Earthwork, Lissheeda, Co. Cork
Co. Cork |
Ritual/Ceremonial
At the eastern end of a disused trackway in Lissheeda, County Cork, a low earthwork sits quietly in pasture, its original purpose unrecorded and its age uncertain.
What survives today is an L-shaped scarp, roughly 0.9 metres high, running along the southern and western edges of what was once a more clearly defined rectangular enclosure. It is the kind of feature that most walkers would step over without a second thought, yet it carries the outline of something deliberate, something planned.

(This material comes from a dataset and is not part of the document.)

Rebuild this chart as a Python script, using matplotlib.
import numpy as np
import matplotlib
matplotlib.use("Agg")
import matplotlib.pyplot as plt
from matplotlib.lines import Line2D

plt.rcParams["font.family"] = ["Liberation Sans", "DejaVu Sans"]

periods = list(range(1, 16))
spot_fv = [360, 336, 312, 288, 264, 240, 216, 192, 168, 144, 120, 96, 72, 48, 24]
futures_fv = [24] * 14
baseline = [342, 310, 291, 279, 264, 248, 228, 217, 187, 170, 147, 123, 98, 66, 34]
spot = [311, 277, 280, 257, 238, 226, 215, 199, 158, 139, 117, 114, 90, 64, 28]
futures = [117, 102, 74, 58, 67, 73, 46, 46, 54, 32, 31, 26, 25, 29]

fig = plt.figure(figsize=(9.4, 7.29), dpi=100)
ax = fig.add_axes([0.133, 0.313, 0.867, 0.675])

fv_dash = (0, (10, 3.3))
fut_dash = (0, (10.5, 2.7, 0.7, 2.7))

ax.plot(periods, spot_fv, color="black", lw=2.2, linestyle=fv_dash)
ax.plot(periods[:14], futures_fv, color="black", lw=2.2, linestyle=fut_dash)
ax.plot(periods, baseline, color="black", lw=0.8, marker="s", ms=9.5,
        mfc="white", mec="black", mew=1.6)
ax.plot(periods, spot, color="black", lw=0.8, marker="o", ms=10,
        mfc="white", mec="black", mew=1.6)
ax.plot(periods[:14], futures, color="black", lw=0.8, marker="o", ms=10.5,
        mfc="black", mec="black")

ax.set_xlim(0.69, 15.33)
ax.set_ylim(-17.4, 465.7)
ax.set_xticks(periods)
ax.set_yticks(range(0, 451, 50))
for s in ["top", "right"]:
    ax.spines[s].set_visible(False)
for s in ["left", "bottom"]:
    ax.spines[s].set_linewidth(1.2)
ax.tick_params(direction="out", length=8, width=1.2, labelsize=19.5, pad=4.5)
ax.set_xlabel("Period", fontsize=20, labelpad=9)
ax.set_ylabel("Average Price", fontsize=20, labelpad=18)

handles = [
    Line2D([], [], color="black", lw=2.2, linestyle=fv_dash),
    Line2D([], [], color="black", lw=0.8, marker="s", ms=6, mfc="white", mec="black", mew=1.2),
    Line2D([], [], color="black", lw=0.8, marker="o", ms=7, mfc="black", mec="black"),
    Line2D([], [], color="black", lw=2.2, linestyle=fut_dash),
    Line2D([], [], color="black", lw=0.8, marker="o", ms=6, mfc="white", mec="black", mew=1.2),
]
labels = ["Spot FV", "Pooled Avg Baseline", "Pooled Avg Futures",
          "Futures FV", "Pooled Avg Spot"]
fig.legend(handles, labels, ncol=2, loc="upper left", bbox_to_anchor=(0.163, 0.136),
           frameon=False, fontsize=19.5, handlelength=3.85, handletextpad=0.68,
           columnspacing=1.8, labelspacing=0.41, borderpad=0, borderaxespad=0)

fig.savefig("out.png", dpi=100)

The earliest reliable documentation of the site comes from the Ordnance Survey six-inch map of 1842, which records it as a rectangular area with a field fence forming its western boundary, hachured lines indicating raised or scarped ground to the north and south, and an open eastern side. A scarp, in earthwork terms, is a steep face of ground, either cut or built up, often used to define the edge of an enclosure or platform. By the time of the 1994 Archaeological Inventory of County Cork, the northern and southern hachured elements had reduced to the single L-shaped remnant still visible today, suggesting gradual loss to agriculture or natural erosion over the intervening century and a half. The site sits at the terminus of a trackway that is itself no longer in use, lending the whole area a quality of accumulated disuse.